> [Given data]
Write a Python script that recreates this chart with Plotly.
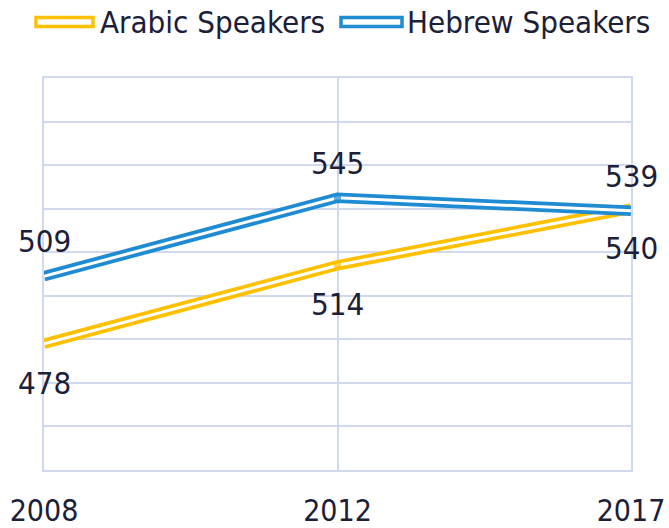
import plotly.graph_objects as go

years = ["2008", "2012", "2017"]
arabic = [478, 514, 540]
hebrew = [509, 545, 539]
series_names = ["Arabic Speakers", "Hebrew Speakers"]

GOLD = "#FFC000"
BLUE = "#1E8BD3"
TEXT = "#1B2038"
GRID = "#D0D9EE"
FONT = "DejaVu Sans Condensed, DejaVu Sans, Liberation Sans, sans-serif"

W, H = 669, 528
ML, MR, MT, MB = 44, 38, 78, 58
PW = W - ML - MR
PH = H - MT - MB

fig = go.Figure()
for vals, col, name in [(arabic, GOLD, series_names[0]), (hebrew, BLUE, series_names[1])]:
    fig.add_trace(go.Scatter(x=years, y=vals, mode="lines", line=dict(color=col, width=10.5),
                             showlegend=False, hoverinfo="skip"))
    fig.add_trace(go.Scatter(x=years, y=vals, mode="lines+markers", line=dict(color="white", width=3),
                             marker=dict(symbol="square", size=[0, 7, 0], color=col,
                                         line=dict(width=0)),
                             showlegend=False, name=name))

ann = []
for i, v in enumerate(arabic):
    ann.append(dict(x=i, y=v, xref="x", yref="y", text=str(v), showarrow=False,
                    yshift=-39, font=dict(size=31, color=TEXT, family=FONT)))
for i, v in enumerate(hebrew):
    ann.append(dict(x=i, y=v, xref="x", yref="y", text=str(v), showarrow=False,
                    yshift=35, font=dict(size=31, color=TEXT, family=FONT)))

def px2paper_x(px):
    return (px - ML) / PW

def px2paper_y(py):
    return (H - MB - py) / PH

shapes = []
legend_items = [(series_names[0], GOLD, 36, 93, 98), (series_names[1], BLUE, 341, 402, 405)]
ly = 22
for name, col, x0, x1, tx in legend_items:
    shapes.append(dict(type="rect", xref="paper", yref="paper",
                       x0=px2paper_x(x0), x1=px2paper_x(x1),
                       y0=px2paper_y(ly + 4.5), y1=px2paper_y(ly - 4.5),
                       line=dict(color=col, width=3.5), fillcolor="white"))
    ann.append(dict(x=px2paper_x(tx), y=px2paper_y(ly), xref="paper", yref="paper",
                    xanchor="left", yanchor="middle", text=name, showarrow=False,
                    font=dict(size=31, color=TEXT, family=FONT)))

fig.update_layout(
    width=W, height=H,
    margin=dict(l=ML, r=MR, t=MT, b=MB, autoexpand=False),
    paper_bgcolor="white", plot_bgcolor="white",
    showlegend=False,
    annotations=ann, shapes=shapes,
    xaxis=dict(type="category", range=[0, 2], showgrid=True, gridcolor=GRID, gridwidth=1.5,
               zeroline=False, showline=True, mirror=True, linecolor=GRID, linewidth=1.5,
               ticks="", automargin=False,
               tickfont=dict(size=30, color=TEXT, family=FONT), ticklabelstandoff=13),
    yaxis=dict(range=[420, 600], dtick=20, showgrid=True, gridcolor=GRID, gridwidth=1.5,
               zeroline=False, showline=True, mirror=True, linecolor=GRID, linewidth=1.5,
               showticklabels=False, ticks="", automargin=False),
)

fig.write_html("out.html", config={"displayModeBar": False},
               post_script="document.body.style.margin='0px';")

> [Short exercise]
Every line from the top of the material above through the line with "PH = H - MT - MB" should be duplicated exactly, please; leave out the pictures.

> [Response to this exercise]
Write a Python script that recreates this chart with Plotly.
import plotly.graph_objects as go

years = ["2008", "2012", "2017"]
arabic = [478, 514, 540]
hebrew = [509, 545, 539]
series_names = ["Arabic Speakers", "Hebrew Speakers"]

GOLD = "#FFC000"
BLUE = "#1E8BD3"
TEXT = "#1B2038"
GRID = "#D0D9EE"
FONT = "DejaVu Sans Condensed, DejaVu Sans, Liberation Sans, sans-serif"

W, H = 669, 528
ML, MR, MT, MB = 44, 38, 78, 58
PW = W - ML - MR
PH = H - MT - MB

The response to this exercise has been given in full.